On the 26th, the Financial Supervisory Service (FSS) announced that it held a meeting with the Korea Exchange, the Korea Financial Investment Association, lead managers, and the KOSDAQ Association to enhance fairness and trust in the initial public offering (IPO) market.
The meeting, held on the 24th, was organized for related organizations to gather and discuss the issues in the current listing process and improvement measures, particularly in light of the trust controversy triggered by the 'Pado incident.' Pado, which was listed as a technology-specialized company in August, is under suspicion of an 'inflated listing.' Pado disclosed sales of 320.81 million KRW for the third quarter of this year, but its stock price plummeted after an 'earnings shock.' The IPO price was 31,000 KRW at the time of listing, but it dropped to 22,850 KRW as of the closing price on the 24th.
At the meeting, the FSS decided to enhance the IPO securities registration statement review system to maintain a balance between supporting innovative and venture companies and protecting investors, including the method of disclosure and correction requests. While maintaining the principle of rapid review within one week, face-to-face consultations, and focused review on cases with investor protection issues, the FSS plans to verify whether sales and operating profit (including provisional figures) up to the month immediately before submission are appropriately disclosed as 'investment risk factors' during the IPO securities registration statement review, considering recent cases of insufficient financial performance information provision.
Furthermore, the FSS will ensure that information necessary for investment decisions is fully disclosed and will actively conduct investigations into unfair trading in cases of significant omission or false statements.
The FSS will also reorganize the securities registration statement review system and significantly improve the IT infrastructure related to the review to ensure compliance with review principles. The FSS stated, "We plan to standardize the method of disclosing the IPO price calculation and underwriter due diligence opinions so that essential information is not omitted and is easily understood. Deficient disclosures will, in principle, have their effectiveness recalculated through official correction requests, and changes to the schedule for minor voluntary corrections will be minimized to enhance the transparency of the review work."
It also added, "To maximize review efficiency, we will expand the DART review system functions to enable a multidimensional analysis of past review details by submitting companies and lead managers."
In addition, the listing lead management system will be reorganized to prioritize investor protection. Specific internal control standards related to lead management, compliance requirements during company due diligence, a standard model for IPO price calculation companies, and the fee system will be established to maintain consistency in IPO price calculation by lead managers, including evaluation methods, comparison indicators, and discount rates. If calculated by a different method, necessary internal approval procedures will be stipulated.

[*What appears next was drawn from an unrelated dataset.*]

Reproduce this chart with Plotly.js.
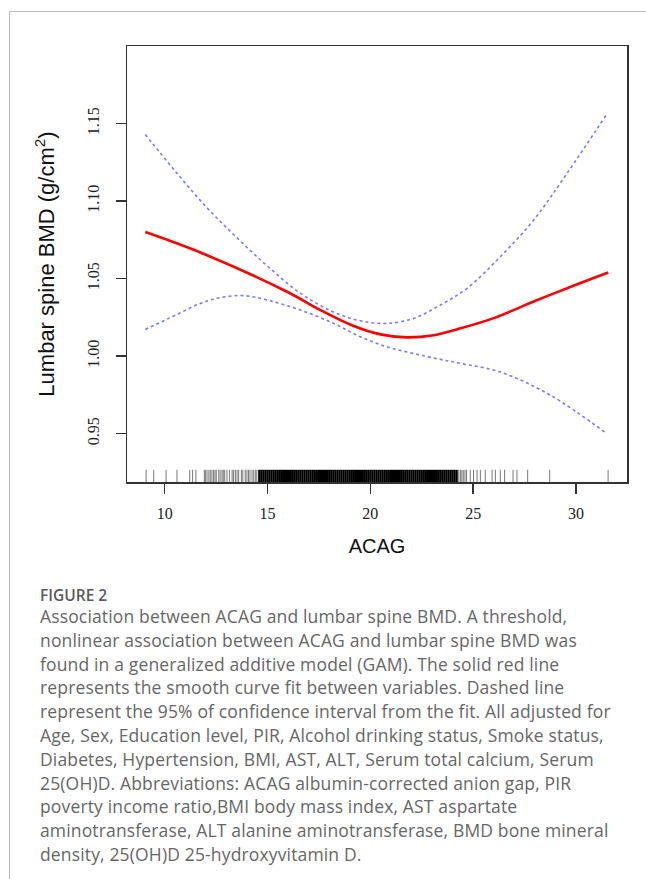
<!DOCTYPE html>
<html>
<head>
<meta charset="utf-8">
<script src="https://cdn.plot.ly/plotly-3.0.1.min.js"></script>
<style>
  html, body { margin:0; padding:0; width:646px; height:879px; overflow:hidden; background:#fff; }
  #frame { position:absolute; left:9px; top:11px; width:700px; height:900px; border-left:1px solid #bbb; border-top:1px solid #bbb; pointer-events:none; z-index:5; }
  #plot { position:absolute; left:0; top:0; width:646px; height:570px; }
  #cap { position:absolute; left:40px; top:585px; font-family:'Open Sans','Noto Sans',sans-serif; font-size:17.5px; letter-spacing:0.15px; line-height:23.8px; color:#666; white-space:nowrap; }
  #cap .fig { font-weight:600; font-size:15.5px; letter-spacing:0; color:#5a5a5a; line-height:20px; margin-bottom:0px; }
</style>
</head>
<body>
<div id="frame"></div>
<div id="plot"></div>
<div id="cap">
  <div class="fig">FIGURE 2</div>
  Association between ACAG and lumbar spine BMD. A threshold,<br>
  nonlinear association between ACAG and lumbar spine BMD was<br>
  found in a generalized additive model (GAM). The solid red line<br>
  represents the smooth curve fit between variables. Dashed line<br>
  represent the 95% of confidence interval from the fit. All adjusted for<br>
  Age, Sex, Education level, PIR, Alcohol drinking status, Smoke status,<br>
  Diabetes, Hypertension, BMI, AST, ALT, Serum total calcium, Serum<br>
  25(OH)D. Abbreviations: ACAG albumin-corrected anion gap, PIR<br>
  poverty income ratio,BMI body mass index, AST aspartate<br>
  aminotransferase, ALT alanine aminotransferase, BMD bone mineral<br>
  density, 25(OH)D 25-hydroxyvitamin D.
</div>
<script>
// ---- data ----
const fitX   = [9.06, 11.74, 15.95, 17.57, 19.19, 20.49, 21.78, 23.08, 24.38, 26.0, 28.0, 30.0, 31.57];
const fitY   = [1.080, 1.0668, 1.0415, 1.0297, 1.0194, 1.0140, 1.0121, 1.0135, 1.0179, 1.0245, 1.0355, 1.0460, 1.0539];

const upperX = [9.06, 10.5, 12.0, 13.5, 15.0, 16.6, 18.2, 19.5, 20.8, 22.1, 23.4, 24.7, 26.32, 27.94, 29.56, 31.50];
const upperY = [1.1429, 1.1195, 1.0965, 1.0765, 1.0580, 1.0405, 1.0285, 1.0228, 1.0211, 1.0243, 1.0329, 1.0437, 1.0641, 1.0877, 1.1178, 1.1561];

const lowerX = [9.06, 10.5, 11.74, 12.72, 13.84, 14.98, 16.60, 18.22, 19.51, 20.81, 22.10, 23.40, 24.38, 26.32, 28.75, 31.50];
const lowerY = [1.0172, 1.0262, 1.0340, 1.0378, 1.0390, 1.0362, 1.0297, 1.0211, 1.0125, 1.0060, 1.0017, 0.9979, 0.9953, 0.9897, 0.9748, 0.9500];

// rug: observed ACAG values (sparse tails and intermediate density)
const rugSparse = [9.10, 9.47, 10.07, 10.60, 11.22, 11.36, 11.52, 11.93, 11.98, 12.06, 12.15, 12.22, 12.30, 12.38, 12.45,
  12.51, 12.63, 12.70, 12.79, 12.85, 12.92, 13.03, 13.15, 13.28, 13.35, 13.44, 13.52, 13.60, 13.73, 13.80, 13.92, 14.00,
  14.08, 14.15, 14.25, 14.33, 14.41, 14.48,
  24.30, 24.38, 24.45, 24.52, 24.60, 24.68,
  24.86, 25.02, 25.19, 25.35, 25.59, 25.92, 26.08, 26.32, 26.53, 26.94, 27.13, 27.65, 28.72, 31.56];
// rug: dense core of the distribution
const rugDense = [14.6, 14.7, 14.8, 14.9, 15.0, 15.1, 15.2, 15.3, 15.4, 15.5, 15.6, 15.7, 15.8, 15.9,
  16.0, 16.1, 16.2, 16.3, 16.4, 16.5, 16.6, 16.7, 16.8, 16.9, 17.0, 17.1, 17.2, 17.3, 17.4, 17.5, 17.6, 17.7, 17.8, 17.9,
  18.0, 18.1, 18.2, 18.3, 18.4, 18.5, 18.6, 18.7, 18.8, 18.9, 19.0, 19.1, 19.2, 19.3, 19.4, 19.5, 19.6, 19.7, 19.8, 19.9,
  20.0, 20.1, 20.2, 20.3, 20.4, 20.5, 20.6, 20.7, 20.8, 20.9, 21.0, 21.1, 21.2, 21.3, 21.4, 21.5, 21.6, 21.7, 21.8, 21.9,
  22.0, 22.1, 22.2, 22.3, 22.4, 22.5, 22.6, 22.7, 22.8, 22.9, 23.0, 23.1, 23.2, 23.3, 23.4, 23.5, 23.6, 23.7, 23.8,
  23.9, 24.0, 24.1, 24.2];

const xTicks = [10, 15, 20, 25, 30];
const xTickText = ['10', '15', '20', '25', '30'];
const yTicks = [0.95, 1.00, 1.05, 1.10, 1.15];
const yTickText = ['0.95', '1.00', '1.05', '1.10', '1.15'];

const xRange = [8.17, 32.48];
const yRange = [0.9188, 1.2];

// ---- build rug segments ----
const RUG_H = 0.028;
function rugTrace(vals, color, width) {
  const xs = [], ys = [];
  vals.forEach(v => { xs.push(v, v, null); ys.push(0, RUG_H, null); });
  return { x: xs, y: ys, yaxis: 'y2', mode: 'lines', line: { color: color, width: width },
           hoverinfo: 'skip', showlegend: false, cliponaxis: false };
}

const traces = [
  rugTrace(rugSparse, '#777', 1),
  rugTrace(rugDense, '#000', 2.2),
  { x: upperX, y: upperY, mode: 'lines', line: { color: 'rgb(120,120,255)', width: 1.6, dash: 'dot', shape: 'spline', smoothing: 1 }, showlegend: false },
  { x: lowerX, y: lowerY, mode: 'lines', line: { color: 'rgb(120,120,255)', width: 1.6, dash: 'dot', shape: 'spline', smoothing: 1 }, showlegend: false },
  { x: fitX, y: fitY, mode: 'lines', line: { color: '#ff0000', width: 2.6, shape: 'spline', smoothing: 1 }, showlegend: false }
];

const tickFont = { family: 'Liberation Serif, DejaVu Serif, serif', size: 16, color: '#222' };
const layout = {
  width: 646, height: 570,
  margin: { l: 127, r: 19, t: 46, b: 88 },
  paper_bgcolor: 'rgba(0,0,0,0)', plot_bgcolor: '#fff',
  xaxis: {
    range: xRange, tickmode: 'array', tickvals: xTicks, ticktext: xTickText,
    ticks: 'outside', ticklen: 10, tickwidth: 1.5, tickcolor: '#333',
    showline: true, mirror: true, linecolor: '#333', linewidth: 1.5,
    showgrid: false, zeroline: false, tickfont: tickFont, ticklabelstandoff: 6,
    title: { text: 'ACAG', font: { family: 'Liberation Sans, Arial, sans-serif', size: 20, color: '#111' }, standoff: 18 }
  },
  yaxis: {
    range: yRange, tickmode: 'array', tickvals: yTicks, ticktext: yTickText, tickangle: -90,
    ticks: 'outside', ticklen: 10, tickwidth: 1.5, tickcolor: '#333',
    showline: true, mirror: true, linecolor: '#333', linewidth: 1.5,
    showgrid: false, zeroline: false, tickfont: tickFont, ticklabelstandoff: 10,
    title: { text: 'Lumbar spine BMD (g/cm<sup>2</sup>)', font: { family: 'Liberation Sans, Arial, sans-serif', size: 22, color: '#111' }, standoff: 24 }
  },
  yaxis2: { overlaying: 'y', range: [0, 1], visible: false, fixedrange: true },
  showlegend: false
};

Plotly.newPlot('plot', traces, layout, { displayModeBar: false, staticPlot: true });
</script>
</body>
</html>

A task force (TF) will be jointly formed with the industry and related organizations next year to develop detailed improvement plans.
The FSS will also strengthen cooperation systems among listing-related institutions, including establishing and developing an information-sharing system with the Korea Exchange, and will regularize meetings among the FSS, lead managers, and associations.
The Korea Exchange will promote measures such as strengthening post-management of technology-specialized companies, enhancing monitoring of IPO price appropriateness, alleviating blind spots in performance disclosures, providing grounds for expected sales judgments, and advancing listing reviews and technology evaluations. The Korea Financial Investment Association plans to review improvements in IPO lead management, including strengthening internal controls for company due diligence, extending the minimum due diligence period for technology-specialized companies, and enhancing the independence of lead managers.
Kim Jeong-tae, Deputy Director of Disclosure and Investigation at the FSS, said in his opening remarks at the meeting, "Unfortunately, recently, the stock prices of companies that disclosed poor performance immediately after listing have plummeted, damaging market trust. In cases where investors are deliberately deceived, seriously undermining market trust, the FSS will mobilize all investigative capabilities to verify violations such as unfair trading and take strict measures."
An FSS official stated, "We will promptly materialize and implement the discussed improvement measures and continue efforts to enhance transparency in the IPO market and restore investor confidence."